Supplied material:
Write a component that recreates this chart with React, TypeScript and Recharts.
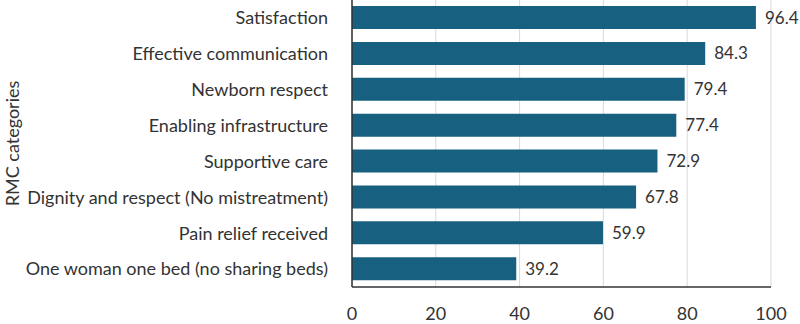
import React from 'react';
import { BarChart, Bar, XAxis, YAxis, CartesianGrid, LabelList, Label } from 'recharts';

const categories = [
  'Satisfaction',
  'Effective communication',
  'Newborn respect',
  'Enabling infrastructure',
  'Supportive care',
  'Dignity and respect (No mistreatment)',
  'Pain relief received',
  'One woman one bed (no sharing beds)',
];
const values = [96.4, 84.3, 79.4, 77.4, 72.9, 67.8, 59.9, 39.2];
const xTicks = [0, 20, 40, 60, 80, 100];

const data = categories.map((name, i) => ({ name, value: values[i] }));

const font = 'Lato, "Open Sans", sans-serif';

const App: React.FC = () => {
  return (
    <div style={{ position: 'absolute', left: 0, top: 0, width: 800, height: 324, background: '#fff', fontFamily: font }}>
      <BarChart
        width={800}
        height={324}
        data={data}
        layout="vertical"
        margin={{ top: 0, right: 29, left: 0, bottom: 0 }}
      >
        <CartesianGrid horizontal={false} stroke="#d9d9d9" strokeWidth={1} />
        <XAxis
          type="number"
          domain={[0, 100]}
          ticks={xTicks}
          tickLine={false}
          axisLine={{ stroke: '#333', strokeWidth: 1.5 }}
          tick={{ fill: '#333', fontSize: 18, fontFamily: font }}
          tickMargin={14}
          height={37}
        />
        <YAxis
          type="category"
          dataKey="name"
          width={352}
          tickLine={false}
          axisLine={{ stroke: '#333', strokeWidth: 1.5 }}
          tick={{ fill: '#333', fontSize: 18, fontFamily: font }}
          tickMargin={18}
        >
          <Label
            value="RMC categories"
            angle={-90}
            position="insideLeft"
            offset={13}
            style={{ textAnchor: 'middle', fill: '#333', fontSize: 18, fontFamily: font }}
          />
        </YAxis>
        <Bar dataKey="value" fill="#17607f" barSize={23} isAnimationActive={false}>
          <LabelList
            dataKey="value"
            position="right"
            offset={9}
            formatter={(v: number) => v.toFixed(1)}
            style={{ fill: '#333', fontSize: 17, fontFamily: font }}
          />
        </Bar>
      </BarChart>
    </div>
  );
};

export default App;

Exercise description:
Pictures are to be left out; repeat all the remaining data exactly.

The completed task:
Write a component that recreates this chart with React, TypeScript and Recharts.
import React from 'react';
import { BarChart, Bar, XAxis, YAxis, CartesianGrid, LabelList, Label } from 'recharts';

const categories = [
  'Satisfaction',
  'Effective communication',
  'Newborn respect',
  'Enabling infrastructure',
  'Supportive care',
  'Dignity and respect (No mistreatment)',
  'Pain relief received',
  'One woman one bed (no sharing beds)',
];
const values = [96.4, 84.3, 79.4, 77.4, 72.9, 67.8, 59.9, 39.2];
const xTicks = [0, 20, 40, 60, 80, 100];

const data = categories.map((name, i) => ({ name, value: values[i] }));

const font = 'Lato, "Open Sans", sans-serif';

const App: React.FC = () => {
  return (
    <div style={{ position: 'absolute', left: 0, top: 0, width: 800, height: 324, background: '#fff', fontFamily: font }}>
      <BarChart
        width={800}
        height={324}
        data={data}
        layout="vertical"
        margin={{ top: 0, right: 29, left: 0, bottom: 0 }}
      >
        <CartesianGrid horizontal={false} stroke="#d9d9d9" strokeWidth={1} />
        <XAxis
          type="number"
          domain={[0, 100]}
          ticks={xTicks}
          tickLine={false}
          axisLine={{ stroke: '#333', strokeWidth: 1.5 }}
          tick={{ fill: '#333', fontSize: 18, fontFamily: font }}
          tickMargin={14}
          height={37}
        />
        <YAxis
          type="category"
          dataKey="name"
          width={352}
          tickLine={false}
          axisLine={{ stroke: '#333', strokeWidth: 1.5 }}
          tick={{ fill: '#333', fontSize: 18, fontFamily: font }}
          tickMargin={18}
        >
          <Label
            value="RMC categories"
            angle={-90}
            position="insideLeft"
            offset={13}
            style={{ textAnchor: 'middle', fill: '#333', fontSize: 18, fontFamily: font }}
          />
        </YAxis>
        <Bar dataKey="value" fill="#17607f" barSize={23} isAnimationActive={false}>
          <LabelList
            dataKey="value"
            position="right"
            offset={9}
            formatter={(v: number) => v.toFixed(1)}
            style={{ fill: '#333', fontSize: 17, fontFamily: font }}
          />
        </Bar>
      </BarChart>
    </div>
  );
};

export default App;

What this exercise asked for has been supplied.